# Objective
Find, in the records below, the line that contains "What matplotlib code" and the line that contains "78.9, 79.2, 79.4]". Copy those two lines and everything between them exactly, but not the pictures.

# Data provided

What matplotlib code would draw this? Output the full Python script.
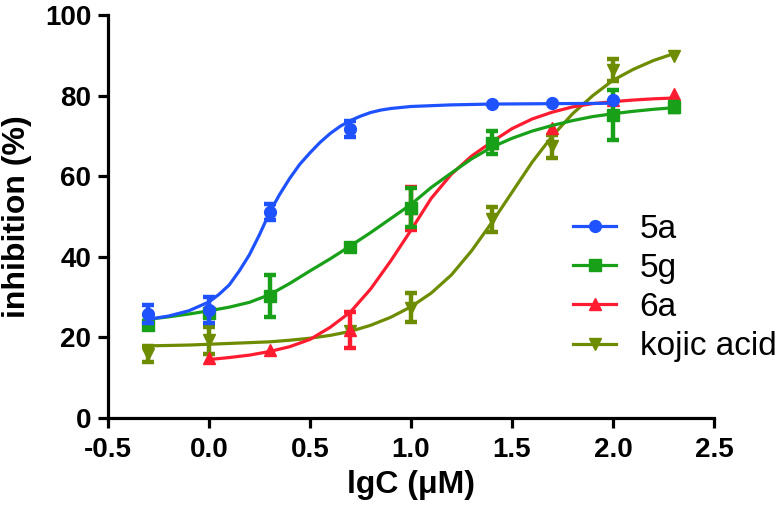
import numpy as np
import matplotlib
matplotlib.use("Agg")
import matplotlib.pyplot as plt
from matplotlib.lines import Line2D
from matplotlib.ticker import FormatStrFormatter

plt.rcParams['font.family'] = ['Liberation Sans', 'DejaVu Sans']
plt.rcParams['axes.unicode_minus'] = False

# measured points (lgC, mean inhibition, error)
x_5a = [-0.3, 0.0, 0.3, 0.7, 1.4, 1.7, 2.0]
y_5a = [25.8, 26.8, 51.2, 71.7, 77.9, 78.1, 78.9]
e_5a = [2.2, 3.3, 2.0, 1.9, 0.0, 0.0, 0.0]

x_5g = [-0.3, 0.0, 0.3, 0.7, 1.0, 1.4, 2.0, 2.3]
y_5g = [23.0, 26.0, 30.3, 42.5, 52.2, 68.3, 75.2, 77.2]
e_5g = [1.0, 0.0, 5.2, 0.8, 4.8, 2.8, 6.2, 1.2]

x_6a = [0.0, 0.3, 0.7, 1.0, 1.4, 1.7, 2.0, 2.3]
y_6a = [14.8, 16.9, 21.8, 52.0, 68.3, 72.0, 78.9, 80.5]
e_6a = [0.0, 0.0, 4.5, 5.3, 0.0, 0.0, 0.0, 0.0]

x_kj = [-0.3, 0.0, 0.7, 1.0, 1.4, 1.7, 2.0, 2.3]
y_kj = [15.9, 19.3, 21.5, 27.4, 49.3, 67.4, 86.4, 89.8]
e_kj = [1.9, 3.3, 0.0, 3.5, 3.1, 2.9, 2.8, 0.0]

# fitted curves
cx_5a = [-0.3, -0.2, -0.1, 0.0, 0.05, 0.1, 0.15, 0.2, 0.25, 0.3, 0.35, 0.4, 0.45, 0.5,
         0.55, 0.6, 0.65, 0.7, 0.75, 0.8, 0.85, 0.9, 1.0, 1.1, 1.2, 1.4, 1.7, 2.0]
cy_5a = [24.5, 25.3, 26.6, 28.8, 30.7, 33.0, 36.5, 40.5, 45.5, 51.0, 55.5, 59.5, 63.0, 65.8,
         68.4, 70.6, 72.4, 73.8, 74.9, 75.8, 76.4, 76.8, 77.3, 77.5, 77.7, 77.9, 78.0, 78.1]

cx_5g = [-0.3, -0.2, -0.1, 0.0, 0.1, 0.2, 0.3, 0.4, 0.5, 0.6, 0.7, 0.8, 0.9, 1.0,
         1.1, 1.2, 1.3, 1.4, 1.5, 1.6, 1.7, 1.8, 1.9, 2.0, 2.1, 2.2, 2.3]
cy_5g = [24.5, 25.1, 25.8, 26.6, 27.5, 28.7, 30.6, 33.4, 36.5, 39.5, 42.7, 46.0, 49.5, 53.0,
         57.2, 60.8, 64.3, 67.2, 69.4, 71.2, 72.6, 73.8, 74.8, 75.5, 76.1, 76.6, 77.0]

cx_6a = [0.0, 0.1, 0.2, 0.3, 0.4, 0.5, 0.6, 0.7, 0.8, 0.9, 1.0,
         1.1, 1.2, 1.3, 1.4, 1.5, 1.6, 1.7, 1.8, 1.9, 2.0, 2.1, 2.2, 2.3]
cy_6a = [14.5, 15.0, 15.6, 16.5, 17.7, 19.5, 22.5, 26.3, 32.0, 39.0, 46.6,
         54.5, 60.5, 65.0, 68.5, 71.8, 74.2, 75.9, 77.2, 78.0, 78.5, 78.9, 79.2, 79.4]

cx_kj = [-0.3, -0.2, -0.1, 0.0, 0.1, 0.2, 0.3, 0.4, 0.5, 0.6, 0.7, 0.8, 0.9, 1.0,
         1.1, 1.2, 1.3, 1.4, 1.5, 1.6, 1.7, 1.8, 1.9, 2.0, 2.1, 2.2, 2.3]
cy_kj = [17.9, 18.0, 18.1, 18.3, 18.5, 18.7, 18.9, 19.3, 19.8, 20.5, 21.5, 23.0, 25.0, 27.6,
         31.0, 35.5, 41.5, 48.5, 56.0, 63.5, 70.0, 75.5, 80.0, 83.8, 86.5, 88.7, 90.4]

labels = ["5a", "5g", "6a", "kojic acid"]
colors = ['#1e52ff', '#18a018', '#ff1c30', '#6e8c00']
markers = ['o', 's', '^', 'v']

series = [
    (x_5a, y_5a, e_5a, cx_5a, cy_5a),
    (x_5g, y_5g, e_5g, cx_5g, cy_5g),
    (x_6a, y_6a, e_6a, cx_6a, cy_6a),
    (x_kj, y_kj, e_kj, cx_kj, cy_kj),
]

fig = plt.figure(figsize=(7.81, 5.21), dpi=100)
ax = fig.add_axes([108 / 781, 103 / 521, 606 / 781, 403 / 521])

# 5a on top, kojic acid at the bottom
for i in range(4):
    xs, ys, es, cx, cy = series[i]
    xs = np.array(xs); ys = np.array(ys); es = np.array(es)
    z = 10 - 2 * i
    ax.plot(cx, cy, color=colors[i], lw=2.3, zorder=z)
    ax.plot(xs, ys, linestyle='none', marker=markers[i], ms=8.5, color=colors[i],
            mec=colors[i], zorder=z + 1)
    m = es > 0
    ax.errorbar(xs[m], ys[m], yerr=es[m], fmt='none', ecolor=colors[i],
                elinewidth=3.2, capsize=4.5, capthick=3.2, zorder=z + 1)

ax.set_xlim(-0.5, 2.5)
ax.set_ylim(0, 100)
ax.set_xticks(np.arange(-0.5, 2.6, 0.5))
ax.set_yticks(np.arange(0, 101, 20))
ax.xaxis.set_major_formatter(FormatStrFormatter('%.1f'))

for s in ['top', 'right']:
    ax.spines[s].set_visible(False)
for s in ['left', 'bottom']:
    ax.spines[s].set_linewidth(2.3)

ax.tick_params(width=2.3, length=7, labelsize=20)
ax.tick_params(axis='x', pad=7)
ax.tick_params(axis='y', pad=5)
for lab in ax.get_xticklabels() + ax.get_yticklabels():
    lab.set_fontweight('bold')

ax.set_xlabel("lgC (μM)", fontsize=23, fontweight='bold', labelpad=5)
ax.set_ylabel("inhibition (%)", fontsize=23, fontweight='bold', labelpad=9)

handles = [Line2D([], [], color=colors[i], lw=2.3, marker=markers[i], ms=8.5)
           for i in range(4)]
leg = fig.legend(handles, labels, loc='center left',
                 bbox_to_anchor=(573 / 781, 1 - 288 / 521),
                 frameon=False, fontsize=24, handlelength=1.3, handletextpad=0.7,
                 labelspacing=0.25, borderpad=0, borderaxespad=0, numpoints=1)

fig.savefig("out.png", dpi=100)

---

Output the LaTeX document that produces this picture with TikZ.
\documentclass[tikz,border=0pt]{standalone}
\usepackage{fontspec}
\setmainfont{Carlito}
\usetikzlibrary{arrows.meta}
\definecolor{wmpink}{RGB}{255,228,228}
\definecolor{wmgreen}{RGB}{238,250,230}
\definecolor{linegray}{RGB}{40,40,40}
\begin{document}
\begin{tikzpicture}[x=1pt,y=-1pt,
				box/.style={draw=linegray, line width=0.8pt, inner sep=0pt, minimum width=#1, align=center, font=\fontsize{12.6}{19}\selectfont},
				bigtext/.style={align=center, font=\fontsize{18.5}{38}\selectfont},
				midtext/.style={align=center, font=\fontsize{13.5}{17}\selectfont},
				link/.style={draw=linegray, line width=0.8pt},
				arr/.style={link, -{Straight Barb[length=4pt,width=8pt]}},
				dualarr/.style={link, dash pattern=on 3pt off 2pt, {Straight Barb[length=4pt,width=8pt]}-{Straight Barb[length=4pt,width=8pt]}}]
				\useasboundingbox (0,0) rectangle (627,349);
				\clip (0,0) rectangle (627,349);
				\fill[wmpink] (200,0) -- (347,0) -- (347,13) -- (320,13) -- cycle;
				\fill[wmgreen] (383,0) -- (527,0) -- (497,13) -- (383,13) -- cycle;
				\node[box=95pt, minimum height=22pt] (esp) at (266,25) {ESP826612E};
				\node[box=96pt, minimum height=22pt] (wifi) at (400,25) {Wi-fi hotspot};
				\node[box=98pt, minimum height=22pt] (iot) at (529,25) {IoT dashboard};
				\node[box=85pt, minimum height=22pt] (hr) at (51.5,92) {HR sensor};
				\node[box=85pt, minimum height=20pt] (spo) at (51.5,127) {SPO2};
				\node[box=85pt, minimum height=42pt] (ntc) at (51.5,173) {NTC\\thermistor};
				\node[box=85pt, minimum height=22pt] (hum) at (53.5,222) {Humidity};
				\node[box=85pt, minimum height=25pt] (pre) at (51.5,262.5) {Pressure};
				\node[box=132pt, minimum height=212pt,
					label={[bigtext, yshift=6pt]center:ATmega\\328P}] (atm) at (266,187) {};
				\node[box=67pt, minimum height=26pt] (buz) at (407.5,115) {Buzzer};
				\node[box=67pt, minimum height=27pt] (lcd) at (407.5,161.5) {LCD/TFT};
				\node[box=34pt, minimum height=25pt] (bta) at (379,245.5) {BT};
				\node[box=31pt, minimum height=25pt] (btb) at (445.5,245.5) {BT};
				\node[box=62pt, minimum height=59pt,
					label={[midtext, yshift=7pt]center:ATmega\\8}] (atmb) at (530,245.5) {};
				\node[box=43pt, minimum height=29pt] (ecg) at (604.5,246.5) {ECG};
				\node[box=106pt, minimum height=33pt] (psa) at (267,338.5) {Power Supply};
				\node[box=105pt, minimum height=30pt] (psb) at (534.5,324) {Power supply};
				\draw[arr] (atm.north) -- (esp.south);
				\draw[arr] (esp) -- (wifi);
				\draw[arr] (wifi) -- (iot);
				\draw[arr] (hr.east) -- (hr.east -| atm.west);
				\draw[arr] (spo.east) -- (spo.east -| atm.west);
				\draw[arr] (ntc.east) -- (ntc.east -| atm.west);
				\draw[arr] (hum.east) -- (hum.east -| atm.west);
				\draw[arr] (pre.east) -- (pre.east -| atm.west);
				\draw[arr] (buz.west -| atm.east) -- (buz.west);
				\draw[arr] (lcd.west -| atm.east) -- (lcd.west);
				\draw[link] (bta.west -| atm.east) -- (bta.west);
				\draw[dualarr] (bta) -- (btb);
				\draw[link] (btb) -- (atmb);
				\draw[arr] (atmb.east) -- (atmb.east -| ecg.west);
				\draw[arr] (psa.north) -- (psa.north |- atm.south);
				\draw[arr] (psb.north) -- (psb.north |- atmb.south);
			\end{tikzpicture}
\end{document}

# Result of the exercise
What matplotlib code would draw this? Output the full Python script.
import numpy as np
import matplotlib
matplotlib.use("Agg")
import matplotlib.pyplot as plt
from matplotlib.lines import Line2D
from matplotlib.ticker import FormatStrFormatter

plt.rcParams['font.family'] = ['Liberation Sans', 'DejaVu Sans']
plt.rcParams['axes.unicode_minus'] = False

# measured points (lgC, mean inhibition, error)
x_5a = [-0.3, 0.0, 0.3, 0.7, 1.4, 1.7, 2.0]
y_5a = [25.8, 26.8, 51.2, 71.7, 77.9, 78.1, 78.9]
e_5a = [2.2, 3.3, 2.0, 1.9, 0.0, 0.0, 0.0]

x_5g = [-0.3, 0.0, 0.3, 0.7, 1.0, 1.4, 2.0, 2.3]
y_5g = [23.0, 26.0, 30.3, 42.5, 52.2, 68.3, 75.2, 77.2]
e_5g = [1.0, 0.0, 5.2, 0.8, 4.8, 2.8, 6.2, 1.2]

x_6a = [0.0, 0.3, 0.7, 1.0, 1.4, 1.7, 2.0, 2.3]
y_6a = [14.8, 16.9, 21.8, 52.0, 68.3, 72.0, 78.9, 80.5]
e_6a = [0.0, 0.0, 4.5, 5.3, 0.0, 0.0, 0.0, 0.0]

x_kj = [-0.3, 0.0, 0.7, 1.0, 1.4, 1.7, 2.0, 2.3]
y_kj = [15.9, 19.3, 21.5, 27.4, 49.3, 67.4, 86.4, 89.8]
e_kj = [1.9, 3.3, 0.0, 3.5, 3.1, 2.9, 2.8, 0.0]

# fitted curves
cx_5a = [-0.3, -0.2, -0.1, 0.0, 0.05, 0.1, 0.15, 0.2, 0.25, 0.3, 0.35, 0.4, 0.45, 0.5,
         0.55, 0.6, 0.65, 0.7, 0.75, 0.8, 0.85, 0.9, 1.0, 1.1, 1.2, 1.4, 1.7, 2.0]
cy_5a = [24.5, 25.3, 26.6, 28.8, 30.7, 33.0, 36.5, 40.5, 45.5, 51.0, 55.5, 59.5, 63.0, 65.8,
         68.4, 70.6, 72.4, 73.8, 74.9, 75.8, 76.4, 76.8, 77.3, 77.5, 77.7, 77.9, 78.0, 78.1]

cx_5g = [-0.3, -0.2, -0.1, 0.0, 0.1, 0.2, 0.3, 0.4, 0.5, 0.6, 0.7, 0.8, 0.9, 1.0,
         1.1, 1.2, 1.3, 1.4, 1.5, 1.6, 1.7, 1.8, 1.9, 2.0, 2.1, 2.2, 2.3]
cy_5g = [24.5, 25.1, 25.8, 26.6, 27.5, 28.7, 30.6, 33.4, 36.5, 39.5, 42.7, 46.0, 49.5, 53.0,
         57.2, 60.8, 64.3, 67.2, 69.4, 71.2, 72.6, 73.8, 74.8, 75.5, 76.1, 76.6, 77.0]

cx_6a = [0.0, 0.1, 0.2, 0.3, 0.4, 0.5, 0.6, 0.7, 0.8, 0.9, 1.0,
         1.1, 1.2, 1.3, 1.4, 1.5, 1.6, 1.7, 1.8, 1.9, 2.0, 2.1, 2.2, 2.3]
cy_6a = [14.5, 15.0, 15.6, 16.5, 17.7, 19.5, 22.5, 26.3, 32.0, 39.0, 46.6,
         54.5, 60.5, 65.0, 68.5, 71.8, 74.2, 75.9, 77.2, 78.0, 78.5, 78.9, 79.2, 79.4]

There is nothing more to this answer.